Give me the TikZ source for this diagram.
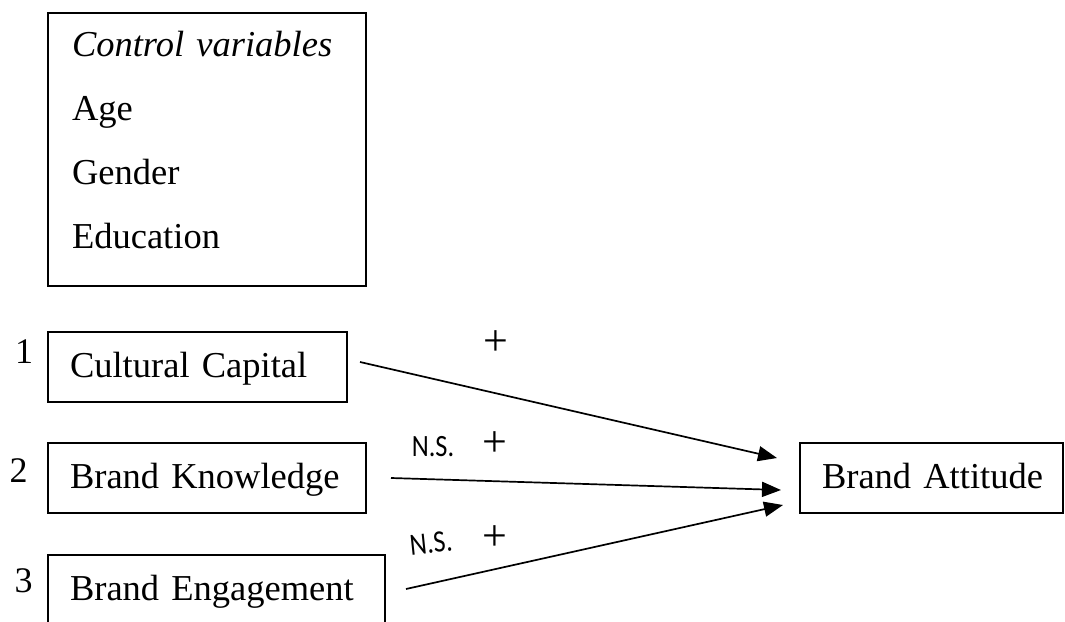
\documentclass[tikz,border=0pt]{standalone}
\usepackage{fontspec}
\setmainfont{Liberation Serif}
\newfontfamily\nsfont[FakeStretch=0.85]{Carlito}
\usetikzlibrary{arrows.meta}
\begin{document}
\begin{tikzpicture}[x=1pt,y=-1pt,
  varbox/.style={draw, line width=1.4pt, anchor=west, outer sep=0pt,
    inner xsep=22pt, inner ysep=0pt, minimum height=70pt,
    text height=27pt, text depth=7pt, align=left,
    font=\fontsize{36.5}{40}\selectfont},
  ctrlbox/.style={draw, line width=1.4pt, anchor=north west, outer sep=0pt,
    inner xsep=24pt, inner ysep=0pt, text width=270pt, align=left,
    text height=43pt, text depth=230pt,
    font=\fontsize{36.5}{64}\selectfont},
  num/.style={anchor=base, inner sep=0pt, font=\fontsize{36}{40}\selectfont},
  plus/.style={inner sep=0pt, font=\fontsize{44}{48}\selectfont},
  nslabel/.style={inner sep=0pt, font=\nsfont\fontsize{31}{34}\selectfont},
  link/.style={line width=1.7pt, -{Triangle[length=19pt,width=15pt]}}]
\useasboundingbox (0,0) rectangle (1065,621);

% control variables
\node[ctrlbox] (ctrl) at (48,13)
  {\textit{Control variables}\\Age\\Gender\\Education};

% predictor boxes
\node[varbox, text width=255pt] (cc) at (48,367) {\mbox{Cultural Capital}};
\node[varbox, text width=274pt] (bk) at (48,478) {\mbox{Brand Knowledge}};
\node[varbox, text width=293pt] (be) at (48,590) {\mbox{Brand Engagement}};
\node[varbox, text width=219pt] (ba) at (800,478) {\mbox{Brand Attitude}};

% numbers
\node[num] (n1) at (24,363) {1};
\node[num] (n2) at (18.5,482) {2};
\node[num] (n3) at (23.5,592) {3};

% connectors
\draw[link] ([xshift=13pt,yshift=5pt]cc.east) -- ([xshift=-23pt,yshift=20pt]ba.west);
\draw[link] ([xshift=25pt]bk.east) -- ([xshift=-19pt,yshift=-12pt]ba.west);
\draw[link] ([xshift=21pt,yshift=1pt]be.east) -- ([xshift=-17pt,yshift=-27pt]ba.west);

% labels
\node[plus] (p1) at (496,343) {+};
\node[plus] (p2) at (495,444) {+};
\node[plus] (p3) at (495,538) {+};
\node[nslabel] (ns2) at (433,447) {N.S.};
\node[nslabel, rotate=6] (ns3) at (431,543) {N.S.};
\end{tikzpicture}
\end{document}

The task => Leave the pictures out and copy the rest of the data exactly.

Solution =>
Give me the TikZ source for this diagram.
\documentclass[tikz,border=0pt]{standalone}
\usepackage{fontspec}
\setmainfont{Liberation Serif}
\newfontfamily\nsfont[FakeStretch=0.85]{Carlito}
\usetikzlibrary{arrows.meta}
\begin{document}
\begin{tikzpicture}[x=1pt,y=-1pt,
  varbox/.style={draw, line width=1.4pt, anchor=west, outer sep=0pt,
    inner xsep=22pt, inner ysep=0pt, minimum height=70pt,
    text height=27pt, text depth=7pt, align=left,
    font=\fontsize{36.5}{40}\selectfont},
  ctrlbox/.style={draw, line width=1.4pt, anchor=north west, outer sep=0pt,
    inner xsep=24pt, inner ysep=0pt, text width=270pt, align=left,
    text height=43pt, text depth=230pt,
    font=\fontsize{36.5}{64}\selectfont},
  num/.style={anchor=base, inner sep=0pt, font=\fontsize{36}{40}\selectfont},
  plus/.style={inner sep=0pt, font=\fontsize{44}{48}\selectfont},
  nslabel/.style={inner sep=0pt, font=\nsfont\fontsize{31}{34}\selectfont},
  link/.style={line width=1.7pt, -{Triangle[length=19pt,width=15pt]}}]
\useasboundingbox (0,0) rectangle (1065,621);

% control variables
\node[ctrlbox] (ctrl) at (48,13)
  {\textit{Control variables}\\Age\\Gender\\Education};

% predictor boxes
\node[varbox, text width=255pt] (cc) at (48,367) {\mbox{Cultural Capital}};
\node[varbox, text width=274pt] (bk) at (48,478) {\mbox{Brand Knowledge}};
\node[varbox, text width=293pt] (be) at (48,590) {\mbox{Brand Engagement}};
\node[varbox, text width=219pt] (ba) at (800,478) {\mbox{Brand Attitude}};

% numbers
\node[num] (n1) at (24,363) {1};
\node[num] (n2) at (18.5,482) {2};
\node[num] (n3) at (23.5,592) {3};

% connectors
\draw[link] ([xshift=13pt,yshift=5pt]cc.east) -- ([xshift=-23pt,yshift=20pt]ba.west);
\draw[link] ([xshift=25pt]bk.east) -- ([xshift=-19pt,yshift=-12pt]ba.west);
\draw[link] ([xshift=21pt,yshift=1pt]be.east) -- ([xshift=-17pt,yshift=-27pt]ba.west);

% labels
\node[plus] (p1) at (496,343) {+};
\node[plus] (p2) at (495,444) {+};
\node[plus] (p3) at (495,538) {+};
\node[nslabel] (ns2) at (433,447) {N.S.};
\node[nslabel, rotate=6] (ns3) at (431,543) {N.S.};
\end{tikzpicture}
\end{document}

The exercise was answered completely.